Now to this summer. His stated reasons for hating the summer camp he previously loved were numerous and inventive; it was rusty, it's hot outside, they don't play football right... things like that and Brad was prepared to send him somewhere else, but believing any place would be tough for him I pushed to keep him there because it's a known entity for him and the staff know and love him and are ready, willing, and able to deal with the fact that he may literally vomit every morning in their bathroom. Today was the first day I got to take him to camp (Brad's in NC) and yes, he managed to vomit in the car on the ride over and was then totally surprised that I was still leaving him there. "but wait, I threw up, now I don't have to go." "uh, honey, you threw up because of your nerves and they know that, you're not sick, you're still going."
Let me stop and say he has a fabulous time while he's there. We get regular updates from his counselors and the camp director and they consistently report that he is having a ball. And if he's talking about camp and not realizing the implications of us knowing how much fun he is having he tells hilarious stories of the wonderful and crazy things they get to do there. But of course being Mr. Manipulative he is very careful not to let his guard down too often as he'd much rather tell us the place is rusty so he shouldn't have to go (read: I don't want you to ever leave my side for any reason whatsoever!)
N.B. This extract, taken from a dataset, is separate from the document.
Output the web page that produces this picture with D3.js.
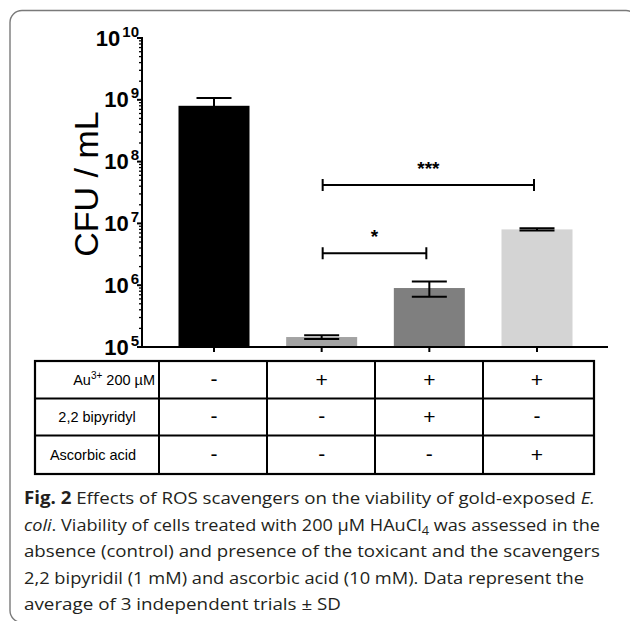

Anyway - I hadn't intended to really get into all that, but there it is. Camp is back and so is the vomiting drama. We're working on coping mechanisms and I think maybe it's getting a little better. I'm hoping before he goes to high school he'll be able to leave our side more easily.
Teddy and girls
is a fun and painful thing to watch. Recently Teddy was at an end of school beach blast party and there he lost a tooth (the boy has lost 3-4 teeth in the past month). Apparently once the bloody molar was in a baggy he ran around the blacktop shoving it into as many girls' faces as he could. Brad was horrified by this behavior, I've got to say, it just made me laugh.
Then we were at the pool the other day and he kept going up to a group of girls who were minding their own business and splashing them. Brad was completely agitated by this. "We have to make him stop that, I don't think the girls like it." I got him to sit back down. If the girls don't like it, they'll have to figure out how to get him to stop it. I'm confident they can put him in his place if they want to and equally confident Ted will continue to annoy them until they do just that. This is just all part of the ritual - both sides need to learn how to deal with each other. We watched while Brad gripped the sides of his chair hard enough that his knuckles had lost all color, but eventually Ted managed to insinuate himself into a rousing game of keep away with the girls and their fathers.. no harm, no foul. And eventually the feeling came back into Brad's fingers.